In other words, I think you have misinterpreted the meaning of $m$-torsion, at least in so far it is used in the context of Faltings's "almost commutative algebra".
Added in response to the comment below: Let me not use the word $m$-torsion anymore, since it can be interpreted in different ways, and seems to be causing confusion.
Let $\mathcal M$ be the category of $V$-modules. Here are two Serre subcategories of $\mathcal M$:
$\mathcal C$, the category of almost zero modules, i.e. modules for which $m M = 0$. This is a Serre subcategory because $m^2 = m$ in the context of Faltings theory.
$\mathcal C'$, the category of torsion modules, i.e. modules such that $x M = 0$ for some non-zero $x \in m$. This is a Serre category just because $V$ is a domain.
Clearly $\mathcal C$ is contained in $\mathcal C'$, but they are far from equal!
The quotient $\mathcal M/\mathcal C$ is the category of almost modules.
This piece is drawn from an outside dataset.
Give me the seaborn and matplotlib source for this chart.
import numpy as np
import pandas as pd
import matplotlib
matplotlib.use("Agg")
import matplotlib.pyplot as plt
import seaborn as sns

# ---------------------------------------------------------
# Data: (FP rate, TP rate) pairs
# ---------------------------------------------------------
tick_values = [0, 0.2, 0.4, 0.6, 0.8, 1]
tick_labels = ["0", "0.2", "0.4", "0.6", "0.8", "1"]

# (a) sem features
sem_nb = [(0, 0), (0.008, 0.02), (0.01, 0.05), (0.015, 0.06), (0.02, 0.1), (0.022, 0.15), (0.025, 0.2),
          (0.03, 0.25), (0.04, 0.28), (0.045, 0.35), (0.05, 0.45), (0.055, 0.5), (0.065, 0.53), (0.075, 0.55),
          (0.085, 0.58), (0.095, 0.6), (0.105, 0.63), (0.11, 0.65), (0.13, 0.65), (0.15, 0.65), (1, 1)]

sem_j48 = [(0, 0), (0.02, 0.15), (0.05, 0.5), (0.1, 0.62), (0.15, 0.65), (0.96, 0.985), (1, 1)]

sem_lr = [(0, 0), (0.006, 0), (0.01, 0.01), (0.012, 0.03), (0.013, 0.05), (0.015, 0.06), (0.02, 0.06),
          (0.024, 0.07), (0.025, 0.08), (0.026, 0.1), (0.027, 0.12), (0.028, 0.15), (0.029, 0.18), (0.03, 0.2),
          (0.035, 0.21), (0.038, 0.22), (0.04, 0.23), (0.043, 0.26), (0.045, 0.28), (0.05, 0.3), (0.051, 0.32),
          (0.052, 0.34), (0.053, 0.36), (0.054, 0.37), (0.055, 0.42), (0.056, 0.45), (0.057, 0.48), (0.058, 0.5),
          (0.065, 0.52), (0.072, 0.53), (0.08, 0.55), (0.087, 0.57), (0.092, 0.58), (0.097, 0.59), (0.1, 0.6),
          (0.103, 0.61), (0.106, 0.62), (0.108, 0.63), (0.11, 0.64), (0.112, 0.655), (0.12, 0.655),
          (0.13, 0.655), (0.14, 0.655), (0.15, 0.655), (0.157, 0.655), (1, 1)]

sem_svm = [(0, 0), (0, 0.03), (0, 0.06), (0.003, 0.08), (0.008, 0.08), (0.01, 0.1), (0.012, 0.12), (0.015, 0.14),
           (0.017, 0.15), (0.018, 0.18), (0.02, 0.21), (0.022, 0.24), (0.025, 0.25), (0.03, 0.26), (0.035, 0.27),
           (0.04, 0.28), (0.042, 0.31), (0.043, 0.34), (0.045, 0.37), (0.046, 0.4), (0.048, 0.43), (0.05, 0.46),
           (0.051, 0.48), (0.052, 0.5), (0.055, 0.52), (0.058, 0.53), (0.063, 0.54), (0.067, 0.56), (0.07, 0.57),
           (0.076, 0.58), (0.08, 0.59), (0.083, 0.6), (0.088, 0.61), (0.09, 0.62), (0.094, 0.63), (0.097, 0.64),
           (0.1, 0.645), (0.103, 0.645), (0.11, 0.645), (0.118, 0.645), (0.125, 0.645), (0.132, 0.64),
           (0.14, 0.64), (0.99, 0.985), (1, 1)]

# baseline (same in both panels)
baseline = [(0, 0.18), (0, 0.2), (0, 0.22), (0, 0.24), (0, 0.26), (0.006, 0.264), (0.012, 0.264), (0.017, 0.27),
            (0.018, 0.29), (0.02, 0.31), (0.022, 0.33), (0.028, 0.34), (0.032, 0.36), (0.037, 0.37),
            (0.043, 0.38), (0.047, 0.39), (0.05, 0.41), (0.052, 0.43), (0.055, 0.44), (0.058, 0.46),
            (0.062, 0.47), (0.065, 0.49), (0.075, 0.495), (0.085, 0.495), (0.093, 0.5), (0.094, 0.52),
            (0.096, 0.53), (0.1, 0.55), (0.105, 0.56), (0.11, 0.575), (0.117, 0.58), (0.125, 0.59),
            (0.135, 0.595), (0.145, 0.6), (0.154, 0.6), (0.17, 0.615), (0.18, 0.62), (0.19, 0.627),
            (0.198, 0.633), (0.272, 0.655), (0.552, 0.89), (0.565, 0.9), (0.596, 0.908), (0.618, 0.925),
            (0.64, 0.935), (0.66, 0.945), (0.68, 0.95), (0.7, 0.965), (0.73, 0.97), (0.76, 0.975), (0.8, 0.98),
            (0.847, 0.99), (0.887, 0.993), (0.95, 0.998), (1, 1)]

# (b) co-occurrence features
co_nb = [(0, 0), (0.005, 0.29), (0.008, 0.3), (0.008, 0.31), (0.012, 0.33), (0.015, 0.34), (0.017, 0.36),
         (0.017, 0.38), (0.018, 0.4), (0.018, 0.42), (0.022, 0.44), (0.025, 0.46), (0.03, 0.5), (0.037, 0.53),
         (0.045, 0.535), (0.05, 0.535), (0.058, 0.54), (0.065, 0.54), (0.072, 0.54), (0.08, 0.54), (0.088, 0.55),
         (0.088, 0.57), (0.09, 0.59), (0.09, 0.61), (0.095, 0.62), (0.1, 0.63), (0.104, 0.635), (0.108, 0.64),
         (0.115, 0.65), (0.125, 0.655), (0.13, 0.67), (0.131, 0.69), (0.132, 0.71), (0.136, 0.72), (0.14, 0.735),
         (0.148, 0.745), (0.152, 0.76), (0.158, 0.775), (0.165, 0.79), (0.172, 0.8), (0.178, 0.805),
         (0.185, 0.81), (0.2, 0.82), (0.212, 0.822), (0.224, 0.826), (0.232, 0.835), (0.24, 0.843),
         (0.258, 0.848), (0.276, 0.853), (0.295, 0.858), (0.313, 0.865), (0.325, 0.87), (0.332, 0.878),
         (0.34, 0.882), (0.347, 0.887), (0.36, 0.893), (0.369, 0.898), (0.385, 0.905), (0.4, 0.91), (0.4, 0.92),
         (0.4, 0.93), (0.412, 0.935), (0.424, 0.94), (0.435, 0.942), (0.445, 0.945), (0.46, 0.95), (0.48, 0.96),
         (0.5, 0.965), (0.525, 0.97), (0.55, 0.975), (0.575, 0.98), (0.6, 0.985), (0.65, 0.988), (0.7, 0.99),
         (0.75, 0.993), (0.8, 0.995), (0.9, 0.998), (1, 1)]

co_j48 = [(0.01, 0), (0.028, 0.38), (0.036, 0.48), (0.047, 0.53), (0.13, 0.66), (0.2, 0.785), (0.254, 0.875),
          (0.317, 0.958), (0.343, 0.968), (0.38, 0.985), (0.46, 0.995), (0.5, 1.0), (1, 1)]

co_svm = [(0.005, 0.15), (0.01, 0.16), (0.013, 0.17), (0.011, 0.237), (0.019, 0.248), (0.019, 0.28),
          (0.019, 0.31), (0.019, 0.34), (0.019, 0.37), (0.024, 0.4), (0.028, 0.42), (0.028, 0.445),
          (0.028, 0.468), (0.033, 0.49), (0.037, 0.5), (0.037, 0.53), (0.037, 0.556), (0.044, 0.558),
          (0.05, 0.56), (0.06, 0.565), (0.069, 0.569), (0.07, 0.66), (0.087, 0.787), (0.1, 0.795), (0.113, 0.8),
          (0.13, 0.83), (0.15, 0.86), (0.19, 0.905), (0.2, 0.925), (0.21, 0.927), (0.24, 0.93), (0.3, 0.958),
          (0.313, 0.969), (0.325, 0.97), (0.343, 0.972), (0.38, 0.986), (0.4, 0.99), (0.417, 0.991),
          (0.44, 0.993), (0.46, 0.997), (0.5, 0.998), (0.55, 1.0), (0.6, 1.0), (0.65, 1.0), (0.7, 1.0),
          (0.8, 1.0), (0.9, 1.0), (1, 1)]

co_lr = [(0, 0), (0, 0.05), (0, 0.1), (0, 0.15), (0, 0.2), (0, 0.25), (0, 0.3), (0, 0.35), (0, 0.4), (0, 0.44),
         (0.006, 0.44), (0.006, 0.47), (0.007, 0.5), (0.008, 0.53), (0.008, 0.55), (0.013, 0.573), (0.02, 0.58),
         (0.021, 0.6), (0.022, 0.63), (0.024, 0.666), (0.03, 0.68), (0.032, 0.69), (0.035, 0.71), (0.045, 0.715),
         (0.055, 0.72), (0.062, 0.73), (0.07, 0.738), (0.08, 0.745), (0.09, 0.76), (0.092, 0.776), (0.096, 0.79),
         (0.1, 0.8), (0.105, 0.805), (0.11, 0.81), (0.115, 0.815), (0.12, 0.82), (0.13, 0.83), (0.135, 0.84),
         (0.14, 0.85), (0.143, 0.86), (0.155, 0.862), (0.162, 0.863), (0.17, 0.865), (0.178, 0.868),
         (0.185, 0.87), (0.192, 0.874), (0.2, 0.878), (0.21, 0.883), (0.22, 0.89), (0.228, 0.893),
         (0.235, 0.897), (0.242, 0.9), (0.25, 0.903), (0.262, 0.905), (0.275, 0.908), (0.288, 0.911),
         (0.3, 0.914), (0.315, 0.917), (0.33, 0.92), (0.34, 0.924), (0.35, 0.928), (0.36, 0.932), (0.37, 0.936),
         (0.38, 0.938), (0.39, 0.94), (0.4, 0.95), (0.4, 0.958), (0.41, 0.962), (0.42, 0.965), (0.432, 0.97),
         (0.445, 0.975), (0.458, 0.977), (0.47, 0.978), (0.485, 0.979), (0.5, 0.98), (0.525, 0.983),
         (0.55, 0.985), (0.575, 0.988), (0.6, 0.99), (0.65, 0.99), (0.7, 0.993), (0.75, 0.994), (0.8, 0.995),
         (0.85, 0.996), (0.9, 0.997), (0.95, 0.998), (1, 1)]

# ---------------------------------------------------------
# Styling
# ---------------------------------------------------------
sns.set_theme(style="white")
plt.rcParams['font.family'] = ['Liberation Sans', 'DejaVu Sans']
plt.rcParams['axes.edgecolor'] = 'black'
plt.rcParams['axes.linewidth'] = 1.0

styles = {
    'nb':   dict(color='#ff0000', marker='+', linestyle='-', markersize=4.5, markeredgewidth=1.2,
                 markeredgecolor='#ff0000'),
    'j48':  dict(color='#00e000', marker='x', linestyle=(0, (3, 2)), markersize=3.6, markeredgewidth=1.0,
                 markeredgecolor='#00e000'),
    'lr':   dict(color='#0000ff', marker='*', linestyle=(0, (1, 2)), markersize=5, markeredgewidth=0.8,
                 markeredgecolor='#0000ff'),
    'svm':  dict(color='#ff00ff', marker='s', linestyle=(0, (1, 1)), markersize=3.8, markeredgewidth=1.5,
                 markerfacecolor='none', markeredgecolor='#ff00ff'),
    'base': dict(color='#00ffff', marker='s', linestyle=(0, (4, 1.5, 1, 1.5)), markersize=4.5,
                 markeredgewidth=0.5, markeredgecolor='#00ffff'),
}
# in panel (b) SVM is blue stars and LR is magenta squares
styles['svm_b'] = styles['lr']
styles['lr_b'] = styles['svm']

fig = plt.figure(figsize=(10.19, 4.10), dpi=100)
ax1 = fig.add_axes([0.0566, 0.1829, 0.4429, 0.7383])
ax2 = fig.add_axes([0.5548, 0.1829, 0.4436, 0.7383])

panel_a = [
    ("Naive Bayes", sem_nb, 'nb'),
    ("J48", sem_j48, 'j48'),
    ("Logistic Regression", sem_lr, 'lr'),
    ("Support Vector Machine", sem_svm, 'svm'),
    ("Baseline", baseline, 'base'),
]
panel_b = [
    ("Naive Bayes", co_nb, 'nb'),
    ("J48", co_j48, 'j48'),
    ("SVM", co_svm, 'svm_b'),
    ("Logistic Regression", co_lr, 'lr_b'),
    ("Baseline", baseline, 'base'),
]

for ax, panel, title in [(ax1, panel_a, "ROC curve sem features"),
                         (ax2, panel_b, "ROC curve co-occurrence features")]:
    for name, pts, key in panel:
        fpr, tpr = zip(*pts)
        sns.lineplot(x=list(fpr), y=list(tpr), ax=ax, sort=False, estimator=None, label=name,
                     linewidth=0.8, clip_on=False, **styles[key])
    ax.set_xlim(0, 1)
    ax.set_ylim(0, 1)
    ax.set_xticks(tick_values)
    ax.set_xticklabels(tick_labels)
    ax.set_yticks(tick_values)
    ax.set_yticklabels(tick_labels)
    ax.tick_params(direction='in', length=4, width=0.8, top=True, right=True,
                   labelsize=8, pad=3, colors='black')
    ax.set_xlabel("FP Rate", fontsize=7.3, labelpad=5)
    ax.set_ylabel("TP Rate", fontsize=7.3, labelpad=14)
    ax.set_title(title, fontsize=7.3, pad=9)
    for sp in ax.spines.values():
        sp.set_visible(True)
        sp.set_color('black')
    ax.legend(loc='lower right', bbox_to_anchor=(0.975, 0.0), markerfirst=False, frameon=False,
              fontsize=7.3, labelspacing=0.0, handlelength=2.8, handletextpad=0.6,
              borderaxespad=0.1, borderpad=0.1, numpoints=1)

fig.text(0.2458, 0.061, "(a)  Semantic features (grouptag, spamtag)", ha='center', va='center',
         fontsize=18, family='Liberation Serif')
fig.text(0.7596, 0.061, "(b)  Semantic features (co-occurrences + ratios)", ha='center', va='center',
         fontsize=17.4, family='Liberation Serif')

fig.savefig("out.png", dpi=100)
The quotient $\mathcal M/\mathcal C'$ is equivalent to the category of $K$-vector spaces (the equivalence being given by applying the functor $K\otimes\text{--}$, where $K$ is the fraction field of $V$).
In the statement of the question, you (mistakenly) define almost modules to be $\mathcal M/\mathcal C'$, and (correctly) conclude that this is equivalent to $K$-vector spaces. Once you replace this mistaken definition with the correct definition of almost modules (i.e. $\mathcal M/\mathcal C$), you will see that this is not equivalent to $K$-vector spaces.